How to Lock In Pricing
CDX quotes are typically valid for 5–30 days depending on market volatility. When lumber futures are moving aggressively, suppliers shorten quote validity periods to manage their own exposure. Strategies for locking in pricing on large project orders:
- Pay a deposit to hold price: Most wholesale suppliers will hold a quoted price on a confirmed, deposited order for the project duration.
- Stage deliveries against one purchase order: Order the full project quantity at a fixed price with phased deliveries — this locks the price while managing your carrying cost.

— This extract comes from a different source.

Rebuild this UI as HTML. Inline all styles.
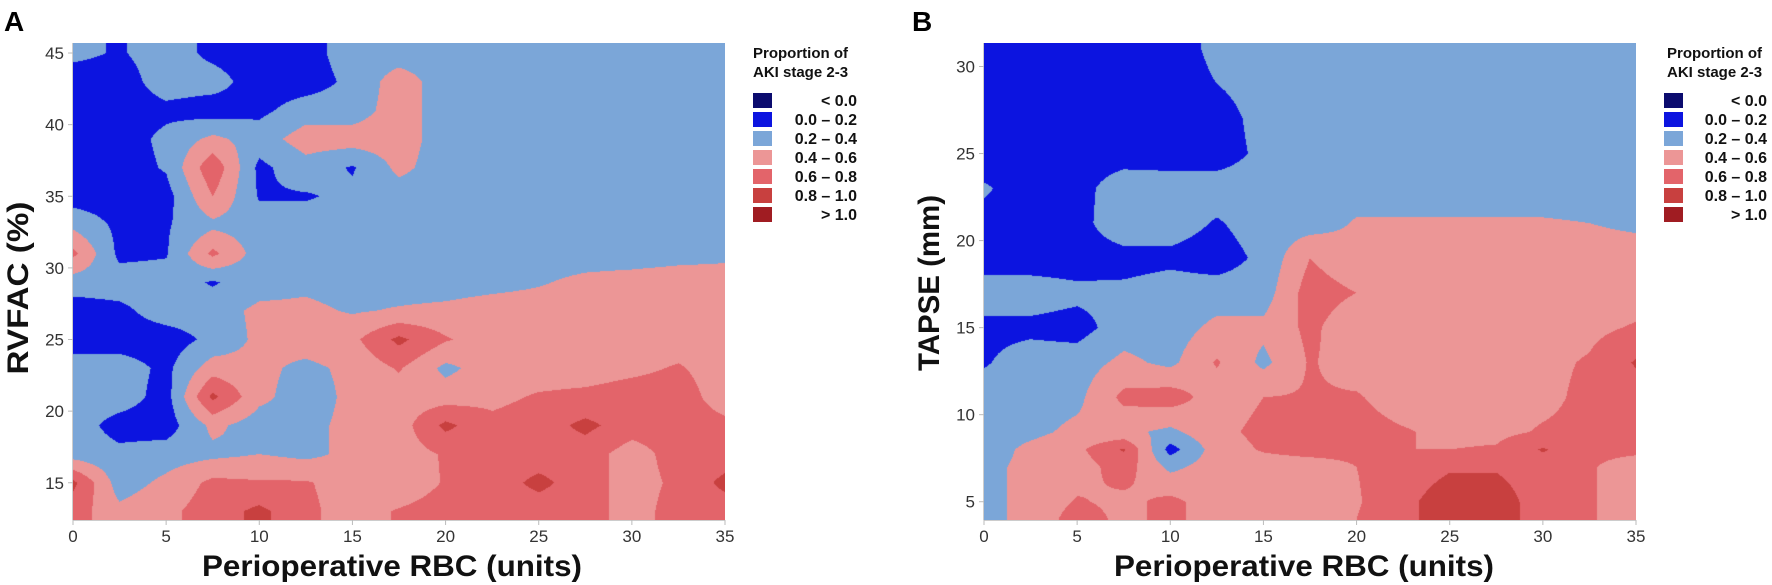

- Build in a buffer: On large projects, over-order by 5–10% at the quoted price rather than returning to the market for overage quantities at a potentially higher price.
Comparing Quotes: Beyond the Per-Sheet Price
When evaluating CDX quotes from Miami suppliers, the per-sheet price is just the starting point. Consider:
- Delivery fee: Some suppliers quote free delivery on full pallet orders; others charge $150–$300 per delivery.
- Minimum order: Suppliers with high minimums may not be practical for mid-size contractors with variable volume.
- Panel grade consistency: CDX is a grade range, not a precise specification. Ask whether the product is domestic or import, and from which mill. Consistent mill sourcing matters for large jobs.
- Payment terms: Net-30 terms represent a real financing benefit that should be factored into the effective cost comparison.